Tomba femminile Castel di Decima (Roma, Laurentina)
A Pompei, Calpurnia nel I sec. d.C., non solo aveva accesso al vino ma di professione faceva l’ostessa.  Naturalmente, come ancora sino a decenni fa accadeva le donne che lavoravano nei locali pubblici, e in particolare quelle che servivano i clienti nelle tabernae  erano tacciate di infamia e – come le attrici, cantanti e ballerine – erano equiparate dal diritto romano alle prostitute. Esse avevano dunque accesso al vino, così come ad altri 'piaceri' proibiti alle matrone.
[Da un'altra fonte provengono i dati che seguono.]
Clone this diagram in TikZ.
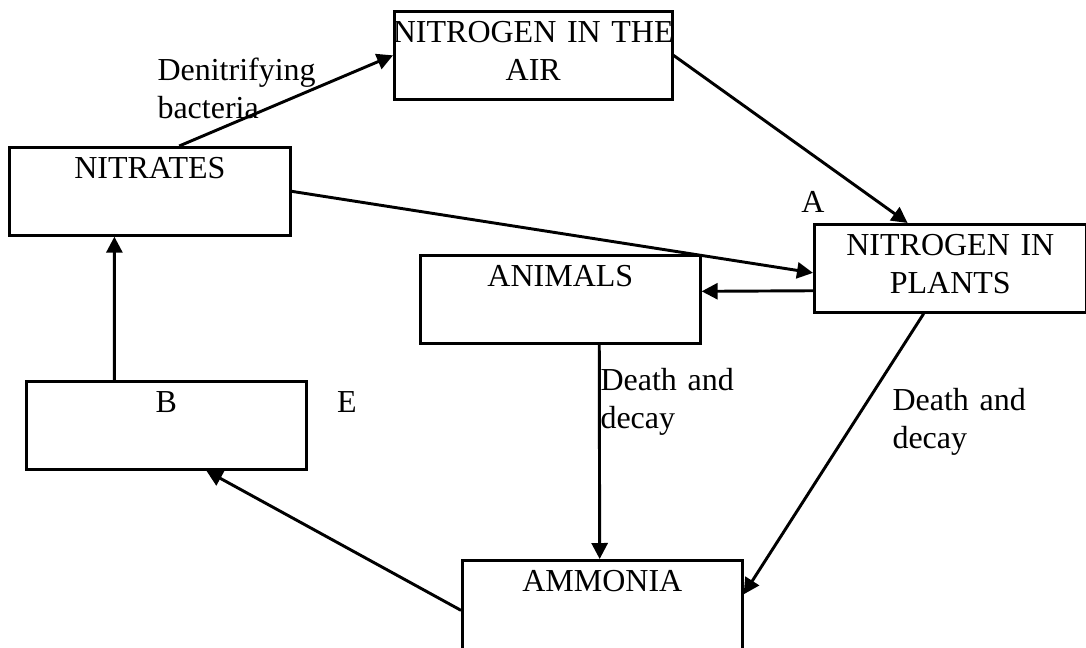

Difficile capire questi atteggiamenti duplici se non si chiarisce che anche allora c’era vino e vino: vino buono e vino annacquato diremmo oggi, un 'vino proibito', e un 'vino consentito' che poteva costituirne il corredo funebre; ed essere bevuto senza compromettere le virtù di una bona femina. Isidoro, tra VI e VII sec. d.C., riporta un passo di un'opera in difesa della verginità del Padre della Chiesa Girolamo (IV sec. d.C.), in cui il consumo di vino è dipinto come potenzialmente mortale per le giovani, una sorta di venenum. Il vino dunque era considerato in modo ambivalente, non solo per il gentil sesso, ora medicamento ora veleno: «Adolescentulas…ita vinum debere fugere ut venenum, ne pro aetatis calore ferventi bibant et pereant». Solo una questione religiosa? «vide, quibus causis vini potio concedatur: vix hoc stomachi dolor et frequens meretur infirmitas». L'ambiguità del vino, inteso sia come medicamentum che come venenum, già notata in relazione alla società maschile, si fa più marcata e oscilla decisamente verso il polo negativo quando ne fanno uso le donne, soprattutto a causa delle sue presunte proprietà anticoncezionali e abortive. Tra la fine del periodo repubblicano e i primi secoli dell'impero contraccezione e aborto si intensificarono tra le matrone, soprattutto tra quelle appartenenti ai ceti dominanti ma anche inferiori, e il medico greco Sorano consigliava come eccipiente per decotti della dieta abortiva, l’ acetum mielato.